* Begin Collected data *

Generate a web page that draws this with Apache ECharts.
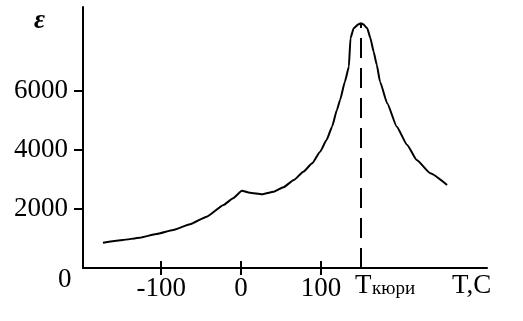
<!DOCTYPE html>
<html>
<head>
<meta charset="utf-8">
<script src="https://cdn.jsdelivr.net/npm/echarts@6/dist/echarts.min.js"></script>
<style>
  html, body { margin: 0; padding: 0; background: #fff; }
  #chart { width: 523px; height: 321px; }
</style>
</head>
<body>
<div id="chart"></div>
<script>
// температура, C
const temps = [-173, -148, -127, -106, -85, -64, -43, -22, -10, 1,
  11, 26, 41, 53, 66, 78, 89, 99, 107, 114,
  120, 124, 130, 135, 137, 141, 147, 150, 153, 158,
  162, 166, 170, 174, 183, 195, 208, 220, 237, 258]
// диэлектрическая проницаемость
const epsValues = [858, 949, 1027, 1153, 1289, 1482, 1740, 2136, 2364, 2621,
  2553, 2499, 2587, 2737, 2984, 3266, 3550, 3944, 4340, 4792,
  5358, 5697, 6318, 6826, 7789, 8128, 8264, 8300, 8264, 8128,
  7789, 7335, 6884, 6318, 5585, 4791, 4171, 3662, 3211, 2815]
const xTicks = [-100, 0, 100]
const yTicks = [2000, 4000, 6000]
const curieT = 150
const curieEps = 8300

const serif = '"Liberation Serif", "DejaVu Serif", serif'
const chart = echarts.init(document.getElementById('chart'))

const xBase = {
  type: 'value',
  min: -198,
  max: 308,
  position: 'bottom',
  splitLine: { show: false }
}

chart.setOption({
  backgroundColor: '#fff',
  animation: false,
  grid: { left: 83, right: 36, top: 7, bottom: 53 },
  xAxis: [Object.assign({}, xBase, {
    axisLine: { onZero: false, lineStyle: { color: '#000', width: 2 } },
    axisTick: { show: true, length: 7, customValues: xTicks, lineStyle: { color: '#000', width: 2 } },
    axisLabel: {
      customValues: xTicks,
      formatter: v => String(v),
      margin: 7,
      color: '#000',
      fontFamily: serif,
      fontSize: 27
    }
  }), Object.assign({}, xBase, {
    axisLine: { show: false, onZero: false },
    axisTick: { show: true, inside: true, length: 7, customValues: xTicks, lineStyle: { color: '#000', width: 2 } },
    axisLabel: { show: false }
  })],
  yAxis: {
    type: 'value',
    min: 0,
    max: 8850,
    splitLine: { show: false },
    axisLine: { show: true, onZero: false, lineStyle: { color: '#000', width: 2 } },
    axisTick: { show: true, length: 9, customValues: yTicks, lineStyle: { color: '#000', width: 2 } },
    axisLabel: {
      customValues: yTicks,
      formatter: v => String(v),
      margin: 15,
      color: '#000',
      fontFamily: serif,
      fontSize: 27
    }
  },
  series: [{
    type: 'line',
    data: temps.map((t, i) => [t, epsValues[i]]),
    smooth: 0.15,
    smoothMonotone: 'x',
    showSymbol: false,
    lineStyle: { color: '#000', width: 2 },
    markLine: {
      silent: true,
      symbol: 'none',
      label: { show: false },
      lineStyle: { color: '#000', width: 2, type: [20, 10] },
      data: [[{ coord: [curieT, 0] }, { coord: [curieT, curieEps] }]]
    }
  }],
  graphic: [
    { type: 'text', left: 58, top: 266, style: { text: '0', font: '27px ' + serif, fill: '#000' } },
    { type: 'text', x: 34, y: 21, style: { text: 'ε', font: 'italic bold 27px ' + serif, fill: '#000', verticalAlign: 'middle' } },
    { type: 'text', x: 355, y: 286, style: { text: 'T', font: '27px ' + serif, fill: '#000', verticalAlign: 'middle' } },
    { type: 'text', x: 372, y: 289, style: { text: 'кюри', font: '19px ' + serif, fill: '#000', verticalAlign: 'middle' } },
    { type: 'text', x: 452, y: 286, style: { text: 'T,C', font: '27px ' + serif, fill: '#000', verticalAlign: 'middle' } }
  ]
})
</script>
</body>
</html>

* End Collected data *

_Task prompt:_
Reproduce exactly the run of lines that opens the listing and closes with the line holding "const chart = echarts.init(document.getElementById('chart'))". Pictures are excluded.

_Answer for the task:_
Generate a web page that draws this with Apache ECharts.
<!DOCTYPE html>
<html>
<head>
<meta charset="utf-8">
<script src="https://cdn.jsdelivr.net/npm/echarts@6/dist/echarts.min.js"></script>
<style>
  html, body { margin: 0; padding: 0; background: #fff; }
  #chart { width: 523px; height: 321px; }
</style>
</head>
<body>
<div id="chart"></div>
<script>
// температура, C
const temps = [-173, -148, -127, -106, -85, -64, -43, -22, -10, 1,
  11, 26, 41, 53, 66, 78, 89, 99, 107, 114,
  120, 124, 130, 135, 137, 141, 147, 150, 153, 158,
  162, 166, 170, 174, 183, 195, 208, 220, 237, 258]
// диэлектрическая проницаемость
const epsValues = [858, 949, 1027, 1153, 1289, 1482, 1740, 2136, 2364, 2621,
  2553, 2499, 2587, 2737, 2984, 3266, 3550, 3944, 4340, 4792,
  5358, 5697, 6318, 6826, 7789, 8128, 8264, 8300, 8264, 8128,
  7789, 7335, 6884, 6318, 5585, 4791, 4171, 3662, 3211, 2815]
const xTicks = [-100, 0, 100]
const yTicks = [2000, 4000, 6000]
const curieT = 150
const curieEps = 8300

const serif = '"Liberation Serif", "DejaVu Serif", serif'
const chart = echarts.init(document.getElementById('chart'))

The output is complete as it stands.